# DATA EXTRACT
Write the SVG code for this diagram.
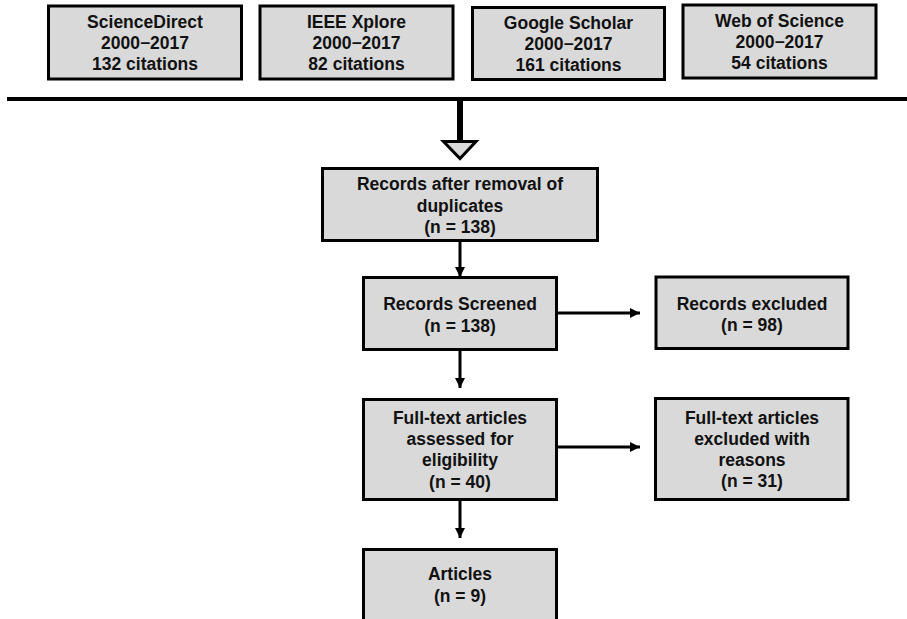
<svg xmlns="http://www.w3.org/2000/svg" width="907" height="619" viewBox="0 0 907 619">
<style>
  .box { fill: #d9d9d9; stroke: #000; stroke-width: 3; }
  .t { font-family: "Liberation Sans", Arial, sans-serif; font-weight: bold; font-size: 17.5px; text-anchor: middle; fill: #111; }
  .ln { stroke: #000; stroke-width: 3; fill: none; }
</style>
<defs>
  <marker id="ah" viewBox="0 0 10 10" refX="10" refY="5" markerWidth="10" markerHeight="10" markerUnits="userSpaceOnUse" orient="auto">
    <path d="M0,0 L10,5 L0,10 Z" fill="#000"/>
  </marker>
</defs>
<rect width="907" height="619" fill="#fff"/>

<g id="n-sciencedirect">
  <rect class="box" x="48.5" y="6" width="193" height="73"/>
  <text class="t" x="145" y="28">ScienceDirect</text>
  <text class="t" x="145" y="49">2000−2017</text>
  <text class="t" x="145" y="70">132 citations</text>
</g>
<g id="n-ieee">
  <rect class="box" x="260" y="6" width="193" height="73"/>
  <text class="t" x="356.5" y="28">IEEE Xplore</text>
  <text class="t" x="356.5" y="49">2000−2017</text>
  <text class="t" x="356.5" y="70">82 citations</text>
</g>
<g id="n-scholar">
  <rect class="box" x="472.5" y="7.5" width="192" height="72"/>
  <text class="t" x="568.5" y="29">Google Scholar</text>
  <text class="t" x="568.5" y="50">2000−2017</text>
  <text class="t" x="568.5" y="71">161 citations</text>
</g>
<g id="n-wos">
  <rect class="box" x="683" y="5" width="193" height="73"/>
  <text class="t" x="779.5" y="27">Web of Science</text>
  <text class="t" x="779.5" y="48">2000−2017</text>
  <text class="t" x="779.5" y="69">54 citations</text>
</g>

<g id="connectors">
  <line x1="7" y1="99" x2="907" y2="99" stroke="#000" stroke-width="4"/>
  <line x1="460" y1="99" x2="460" y2="142" stroke="#000" stroke-width="6"/>
  <path d="M443.5,141.5 L476,141.5 L460,158.5 Z" fill="#d9d9d9" stroke="#000" stroke-width="3" stroke-linejoin="miter"/>
  <line class="ln" x1="460" y1="241" x2="460" y2="277" marker-end="url(#ah)"/>
  <line class="ln" x1="460" y1="350" x2="460" y2="388" marker-end="url(#ah)"/>
  <line class="ln" x1="460" y1="500" x2="460" y2="538" marker-end="url(#ah)"/>
  <line class="ln" x1="556" y1="313" x2="640" y2="313" marker-end="url(#ah)"/>
  <line class="ln" x1="556" y1="447" x2="640" y2="447" marker-end="url(#ah)"/>
</g>

<g id="n-dedup">
  <rect class="box" x="322.5" y="168.5" width="275" height="72"/>
  <text class="t" x="460" y="190">Records after removal of</text>
  <text class="t" x="460" y="211.5">duplicates</text>
  <text class="t" x="460" y="232.5">(n = 138)</text>
</g>
<g id="n-screened">
  <rect class="box" x="363.5" y="277.5" width="193" height="72"/>
  <text class="t" x="460" y="310">Records Screened</text>
  <text class="t" x="460" y="331.5">(n = 138)</text>
</g>
<g id="n-excluded">
  <rect class="box" x="656" y="277" width="192" height="71.5"/>
  <text class="t" x="752" y="309.5">Records excluded</text>
  <text class="t" x="752" y="330.5">(n = 98)</text>
</g>
<g id="n-fulltext">
  <rect class="box" x="363.5" y="399.5" width="193" height="100"/>
  <text class="t" x="460" y="423.5">Full-text articles</text>
  <text class="t" x="460" y="445">assessed for</text>
  <text class="t" x="460" y="466">eligibility</text>
  <text class="t" x="460" y="487.5">(n = 40)</text>
</g>
<g id="n-ft-excluded">
  <rect class="box" x="655.5" y="398.5" width="192.5" height="101"/>
  <text class="t" x="752" y="423.5">Full-text articles</text>
  <text class="t" x="752" y="445">excluded with</text>
  <text class="t" x="752" y="466">reasons</text>
  <text class="t" x="752" y="487">(n = 31)</text>
</g>
<g id="n-articles">
  <rect class="box" x="363.5" y="549.5" width="193" height="80"/>
  <text class="t" x="460" y="580">Articles</text>
  <text class="t" x="460" y="601.5">(n = 9)</text>
</g>
</svg>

# SHORT TASK
Reproduce every line precisely as given, omitting all pictures.

# WORKED SOLUTION
Write the SVG code for this diagram.
<svg xmlns="http://www.w3.org/2000/svg" width="907" height="619" viewBox="0 0 907 619">
<style>
  .box { fill: #d9d9d9; stroke: #000; stroke-width: 3; }
  .t { font-family: "Liberation Sans", Arial, sans-serif; font-weight: bold; font-size: 17.5px; text-anchor: middle; fill: #111; }
  .ln { stroke: #000; stroke-width: 3; fill: none; }
</style>
<defs>
  <marker id="ah" viewBox="0 0 10 10" refX="10" refY="5" markerWidth="10" markerHeight="10" markerUnits="userSpaceOnUse" orient="auto">
    <path d="M0,0 L10,5 L0,10 Z" fill="#000"/>
  </marker>
</defs>
<rect width="907" height="619" fill="#fff"/>

<g id="n-sciencedirect">
  <rect class="box" x="48.5" y="6" width="193" height="73"/>
  <text class="t" x="145" y="28">ScienceDirect</text>
  <text class="t" x="145" y="49">2000−2017</text>
  <text class="t" x="145" y="70">132 citations</text>
</g>
<g id="n-ieee">
  <rect class="box" x="260" y="6" width="193" height="73"/>
  <text class="t" x="356.5" y="28">IEEE Xplore</text>
  <text class="t" x="356.5" y="49">2000−2017</text>
  <text class="t" x="356.5" y="70">82 citations</text>
</g>
<g id="n-scholar">
  <rect class="box" x="472.5" y="7.5" width="192" height="72"/>
  <text class="t" x="568.5" y="29">Google Scholar</text>
  <text class="t" x="568.5" y="50">2000−2017</text>
  <text class="t" x="568.5" y="71">161 citations</text>
</g>
<g id="n-wos">
  <rect class="box" x="683" y="5" width="193" height="73"/>
  <text class="t" x="779.5" y="27">Web of Science</text>
  <text class="t" x="779.5" y="48">2000−2017</text>
  <text class="t" x="779.5" y="69">54 citations</text>
</g>

<g id="connectors">
  <line x1="7" y1="99" x2="907" y2="99" stroke="#000" stroke-width="4"/>
  <line x1="460" y1="99" x2="460" y2="142" stroke="#000" stroke-width="6"/>
  <path d="M443.5,141.5 L476,141.5 L460,158.5 Z" fill="#d9d9d9" stroke="#000" stroke-width="3" stroke-linejoin="miter"/>
  <line class="ln" x1="460" y1="241" x2="460" y2="277" marker-end="url(#ah)"/>
  <line class="ln" x1="460" y1="350" x2="460" y2="388" marker-end="url(#ah)"/>
  <line class="ln" x1="460" y1="500" x2="460" y2="538" marker-end="url(#ah)"/>
  <line class="ln" x1="556" y1="313" x2="640" y2="313" marker-end="url(#ah)"/>
  <line class="ln" x1="556" y1="447" x2="640" y2="447" marker-end="url(#ah)"/>
</g>

<g id="n-dedup">
  <rect class="box" x="322.5" y="168.5" width="275" height="72"/>
  <text class="t" x="460" y="190">Records after removal of</text>
  <text class="t" x="460" y="211.5">duplicates</text>
  <text class="t" x="460" y="232.5">(n = 138)</text>
</g>
<g id="n-screened">
  <rect class="box" x="363.5" y="277.5" width="193" height="72"/>
  <text class="t" x="460" y="310">Records Screened</text>
  <text class="t" x="460" y="331.5">(n = 138)</text>
</g>
<g id="n-excluded">
  <rect class="box" x="656" y="277" width="192" height="71.5"/>
  <text class="t" x="752" y="309.5">Records excluded</text>
  <text class="t" x="752" y="330.5">(n = 98)</text>
</g>
<g id="n-fulltext">
  <rect class="box" x="363.5" y="399.5" width="193" height="100"/>
  <text class="t" x="460" y="423.5">Full-text articles</text>
  <text class="t" x="460" y="445">assessed for</text>
  <text class="t" x="460" y="466">eligibility</text>
  <text class="t" x="460" y="487.5">(n = 40)</text>
</g>
<g id="n-ft-excluded">
  <rect class="box" x="655.5" y="398.5" width="192.5" height="101"/>
  <text class="t" x="752" y="423.5">Full-text articles</text>
  <text class="t" x="752" y="445">excluded with</text>
  <text class="t" x="752" y="466">reasons</text>
  <text class="t" x="752" y="487">(n = 31)</text>
</g>
<g id="n-articles">
  <rect class="box" x="363.5" y="549.5" width="193" height="80"/>
  <text class="t" x="460" y="580">Articles</text>
  <text class="t" x="460" y="601.5">(n = 9)</text>
</g>
</svg>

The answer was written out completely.